O juri acertadamente, nesta edição do Festival Universitário de Alagoas, dividiu o prêmio principal entre o documentário Mwany e a ficção O que aprendi com meu pai, de Getúlio Ribeiro. Com uma dramaturgia bem feita e uma fotografia adequada ao contexto árido e errante de um matador de aluguel, o curta mostra que, além do experimentalismo formal e temático, há espaço para se realizar filmes mais arrojados narrativamente dentro da universidade, curtas que apostam numa via mais direta de diálogo com o público sem com isso agredir a inteligência de ninguém.

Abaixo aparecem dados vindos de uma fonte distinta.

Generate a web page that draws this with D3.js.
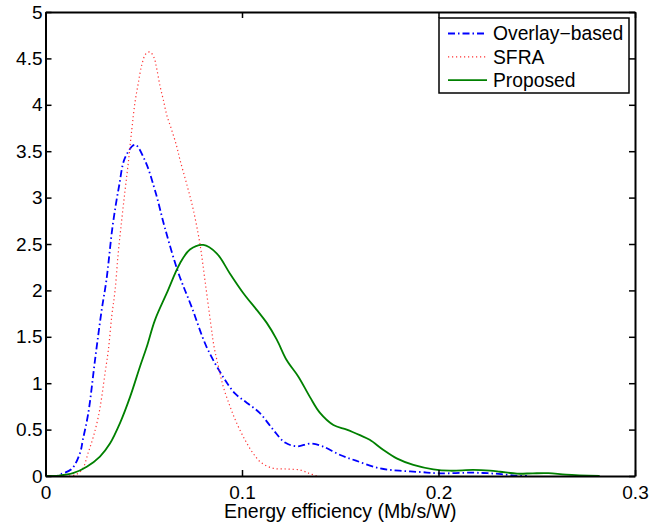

Foi muito gratificante perceber que a curadoria, talvez por ser este um festival ainda em vias de imprimir uma marca, deixou um leque de curtas tão heterogêneos constarem na programação e fornecerem um painel bastante significativo da produção universitária contemporânea. Diante destes filmes, coloco-me como Ranieri se colocou diante do cinema Alagoano:

 “Um cinema que foge porque nossas letras nem sempre o alcançam e porque nem sempre as palavras pesadas para falar sobre ele são as melhores ou mesmo as piores – bem como ele mesmo, um cinema que, ainda que dentro do conceito (…), assusta perante a instável busca pelo aprendizado da narração”.